Thursday, April 20th, 2006

So, yeah, that’s a good show. We watched the first four episodes at the cabin, and then snuck in another the night we got home. I have to say, though, that I am not jonesing for the next one. Looking forward to it? Sure. But I’m not clammy and anxious about it.

Naturally this means that I can try crack now, since the two are similar in their ability to suck you in. I’ll just do it, you know, the once.

Too Cute Jerry

Wednesday, April 19th, 2006

One of the counselors at Kolmac called to check in on me today. I finished their program in August of last year, and I am still on their radar. That’s a good program.

I remember when I started…one of my first nights was led by Too Cute Jerry. I immediately nicknamed him when he started the group because, well, he ain’t ugly. I was so thankful he wasn’t my one-on-one case manager. How distracting! It’s hard to concentrate on eliminating a substance from your life when you are preoccupied with adding a person to it. I never wanted to be taken to the mat for relapse thoughts by Too Cute Jerry…unless the mat had a down comforter on it, candles all ’round, and Lou Rawls playing softly in the background. Forget the wine! Throw some Ben and Jerry into the mix and you’ve got the perfect evening. Or so I imagined. Often.

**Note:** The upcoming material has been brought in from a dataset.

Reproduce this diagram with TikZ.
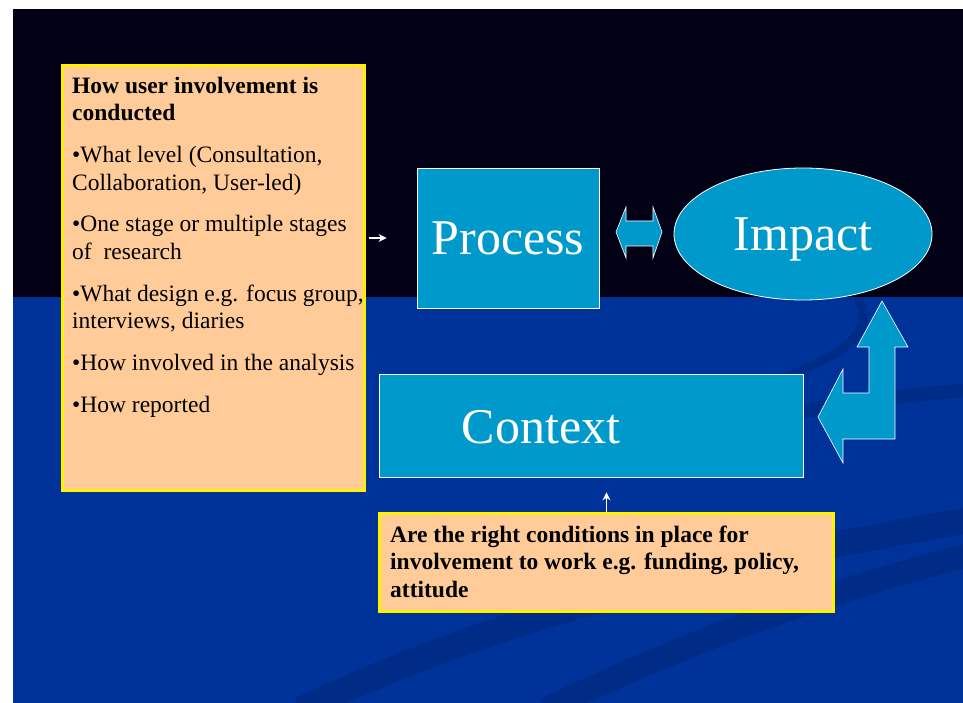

OK, now, don’t get all hysterical about my musings here. I am really not a Lou Rawls fan.

Seriously. If you are having substance abuse problems and you need a place to go, call this place. There are incredibly decent people there who will help you. Then forgive yourself the occasional indecent thoughts you might have about one or more of them.

April Showers?

Tuesday, April 18th, 2006

I don’t remember what it’s like to take a shower in the morning. I know I used to do it, back when I worked “outside the home” and had to clean the night-time away in order to face other people at the water cooler. Back when I was kicky and single, I worried more about whether or not people knew how dirty I was on the inside, not whether I had actual dirt on my person.

Shaun takes a shower every morning. He goes to work, see. He walks among suited and spiffed up folks on the busy streets of downtown DC, while I lurk around my home office looking like Gollum in sweatpants. I could make more effort, sure. But there just isn’t time.

Men are faster at these things, too. They have less…hair. To wash, condition, shave. And maybe the frequency with which Shaun showers makes the experience less fulfulling than it is. As I am getting kicked in the groin by The Diaper Dodger and waiting for my morning meds to kick in, I imagine Shaun in the shower, breathing in the lily koi fragrance of a delicious soap, and peering through thick steam at a beautiful island woman as she swabs down his chest with her thick hair. (Note: I’m sure there are moments when Shaun imagines exactly the same thing.)

I get over myself soon enough. I go back to being thankful for my family and the roof over my head and my treatable depression. I walk to daycare or Starbucks and I see folks who are much worse off. My mantra, oddly, is to say to myself, “Well, I could have one leg.” I don’t know where that came from, exactly, but that’s usually where I start. Doesn’t work every time, simply because there are one-legged people who kick ass with the leg they have left.

Then I see the man who motors around the Hill in his wheelchair on stumps that used to be both his legs, and I really feel like crap.

Course, if I spend too much time on it, I think “If I had no legs, I could probably use that as leverage, and get someone to push my lumpy-ass torso into a nice hot shower every morning.